[Records from a data source]

** BEGIN **

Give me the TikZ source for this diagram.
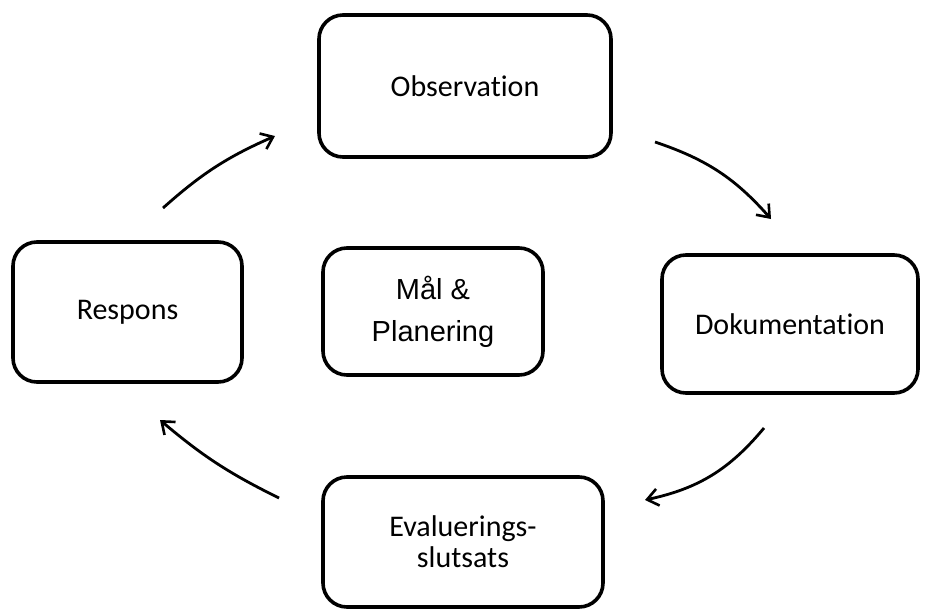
\documentclass[tikz,border=0pt]{standalone}
\usepackage{fontspec}
\setmainfont{Carlito}[Ligatures={NoCommon,NoRare}]
\newfontfamily\arialfont{Liberation Sans}
\usetikzlibrary{arrows.meta}
\begin{document}
\begin{tikzpicture}[x=1pt,y=-1pt,
  box/.style={draw=black,line width=3.6pt,rounded corners=24pt,fill=white,inner sep=0pt,align=center,
    font=\fontsize{30}{31}\selectfont},
  flow/.style={draw=black,line width=2.8pt,-{Straight Barb[length=11pt,width=17pt,line width=2.6pt]}}]
\useasboundingbox (0,0) rectangle (933,610);
\fill[white] (0,0) rectangle (933,610);
\node[box,minimum width=292pt,minimum height=142pt] (obs) at (465,86) {Observation};
\node[box,minimum width=229pt,minimum height=140pt] (resp) at (127.5,312) {Respons};
\node[box,minimum width=220pt,minimum height=127pt,font=\arialfont\fontsize{29}{42}\selectfont] (mal) at (433,311.5) {Mål \&\\Planering};
\node[box,minimum width=256pt,minimum height=138pt] (dok) at (790,324) {Dokumentation};
\node[box,minimum width=280pt,minimum height=130pt] (eval) at (463,542) {Evaluerings-\\slutsats};
\coordinate (a1s) at (163,208); \coordinate (a1e) at (275,136);
\coordinate (a2s) at (655,142); \coordinate (a2e) at (771,219);
\coordinate (a3s) at (764,428); \coordinate (a3e) at (645,500);
\coordinate (a4s) at (279,498); \coordinate (a4e) at (160,420);
\draw[flow] (a1s) to[bend left=9] (a1e);
\draw[flow] (a2s) to[bend left=15] (a2e);
\draw[flow] (a3s) to[bend left=19] (a3e);
\draw[flow] (a4s) to[bend left=7] (a4e);
\end{tikzpicture}
\end{document}
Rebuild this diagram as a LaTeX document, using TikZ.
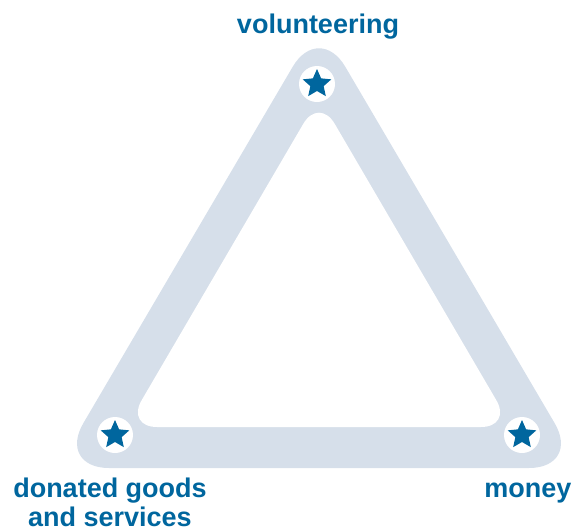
\documentclass[tikz,border=0pt]{standalone}
\usepackage{fontspec}
\setmainfont{Liberation Sans}
\definecolor{bandblue}{HTML}{D6DFEA}
\definecolor{inkblue}{HTML}{00669E}
\tikzset{
  disc/.style={circle, fill=white, minimum size=36pt, inner sep=0pt},
  % five-pointed star, one point up (y axis runs downward)
  starmark/.pic={
    \fill[inkblue] (-90:15) -- (-54:7) -- (-18:15) -- (18:7)
      -- (54:15) -- (90:7) -- (126:15) -- (162:7)
      -- (198:15) -- (234:7) -- cycle;
  },
  label/.style={text=inkblue, font=\fontsize{27}{29}\selectfont\bfseries,
                inner sep=0pt, anchor=base},
}
\begin{document}
\begin{tikzpicture}[x=1pt, y=-1pt]
  \useasboundingbox (0,0) rectangle (574,531);

  % rounded triangular band
  \fill[bandblue, rounded corners=52pt] (57,468) -- (581,468) -- (319,22) -- cycle;
  \fill[white, rounded corners=31pt] (126,427) -- (512,427) -- (319,97) -- cycle;

  % corner markers
  \node[disc] (topdisc) at (317,84) {};
  \pic (topstar) at (topdisc.center) {starmark};
  \node[disc] (leftdisc) at (115,435) {};
  \pic (leftstar) at (leftdisc.center) {starmark};
  \node[disc] (rightdisc) at (522,435) {};
  \pic (rightstar) at (rightdisc.center) {starmark};

  % labels
  \node[label] (vol) at (318,33) {volunteering};
  \node[label, align=center] (goods) at (110,526) {donated goods\\and services};
  \node[label] (money) at (528,497) {money};
\end{tikzpicture}
\end{document}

** END **

● Objective:
Write out again every line above exactly as given; the pictures do not belong in the copy.

● Exercise solution:
Give me the TikZ source for this diagram.
\documentclass[tikz,border=0pt]{standalone}
\usepackage{fontspec}
\setmainfont{Carlito}[Ligatures={NoCommon,NoRare}]
\newfontfamily\arialfont{Liberation Sans}
\usetikzlibrary{arrows.meta}
\begin{document}
\begin{tikzpicture}[x=1pt,y=-1pt,
  box/.style={draw=black,line width=3.6pt,rounded corners=24pt,fill=white,inner sep=0pt,align=center,
    font=\fontsize{30}{31}\selectfont},
  flow/.style={draw=black,line width=2.8pt,-{Straight Barb[length=11pt,width=17pt,line width=2.6pt]}}]
\useasboundingbox (0,0) rectangle (933,610);
\fill[white] (0,0) rectangle (933,610);
\node[box,minimum width=292pt,minimum height=142pt] (obs) at (465,86) {Observation};
\node[box,minimum width=229pt,minimum height=140pt] (resp) at (127.5,312) {Respons};
\node[box,minimum width=220pt,minimum height=127pt,font=\arialfont\fontsize{29}{42}\selectfont] (mal) at (433,311.5) {Mål \&\\Planering};
\node[box,minimum width=256pt,minimum height=138pt] (dok) at (790,324) {Dokumentation};
\node[box,minimum width=280pt,minimum height=130pt] (eval) at (463,542) {Evaluerings-\\slutsats};
\coordinate (a1s) at (163,208); \coordinate (a1e) at (275,136);
\coordinate (a2s) at (655,142); \coordinate (a2e) at (771,219);
\coordinate (a3s) at (764,428); \coordinate (a3e) at (645,500);
\coordinate (a4s) at (279,498); \coordinate (a4e) at (160,420);
\draw[flow] (a1s) to[bend left=9] (a1e);
\draw[flow] (a2s) to[bend left=15] (a2e);
\draw[flow] (a3s) to[bend left=19] (a3e);
\draw[flow] (a4s) to[bend left=7] (a4e);
\end{tikzpicture}
\end{document}
Rebuild this diagram as a LaTeX document, using TikZ.
\documentclass[tikz,border=0pt]{standalone}
\usepackage{fontspec}
\setmainfont{Liberation Sans}
\definecolor{bandblue}{HTML}{D6DFEA}
\definecolor{inkblue}{HTML}{00669E}
\tikzset{
  disc/.style={circle, fill=white, minimum size=36pt, inner sep=0pt},
  % five-pointed star, one point up (y axis runs downward)
  starmark/.pic={
    \fill[inkblue] (-90:15) -- (-54:7) -- (-18:15) -- (18:7)
      -- (54:15) -- (90:7) -- (126:15) -- (162:7)
      -- (198:15) -- (234:7) -- cycle;
  },
  label/.style={text=inkblue, font=\fontsize{27}{29}\selectfont\bfseries,
                inner sep=0pt, anchor=base},
}
\begin{document}
\begin{tikzpicture}[x=1pt, y=-1pt]
  \useasboundingbox (0,0) rectangle (574,531);

  % rounded triangular band
  \fill[bandblue, rounded corners=52pt] (57,468) -- (581,468) -- (319,22) -- cycle;
  \fill[white, rounded corners=31pt] (126,427) -- (512,427) -- (319,97) -- cycle;

  % corner markers
  \node[disc] (topdisc) at (317,84) {};
  \pic (topstar) at (topdisc.center) {starmark};
  \node[disc] (leftdisc) at (115,435) {};
  \pic (leftstar) at (leftdisc.center) {starmark};
  \node[disc] (rightdisc) at (522,435) {};
  \pic (rightstar) at (rightdisc.center) {starmark};

  % labels
  \node[label] (vol) at (318,33) {volunteering};
  \node[label, align=center] (goods) at (110,526) {donated goods\\and services};
  \node[label] (money) at (528,497) {money};
\end{tikzpicture}
\end{document}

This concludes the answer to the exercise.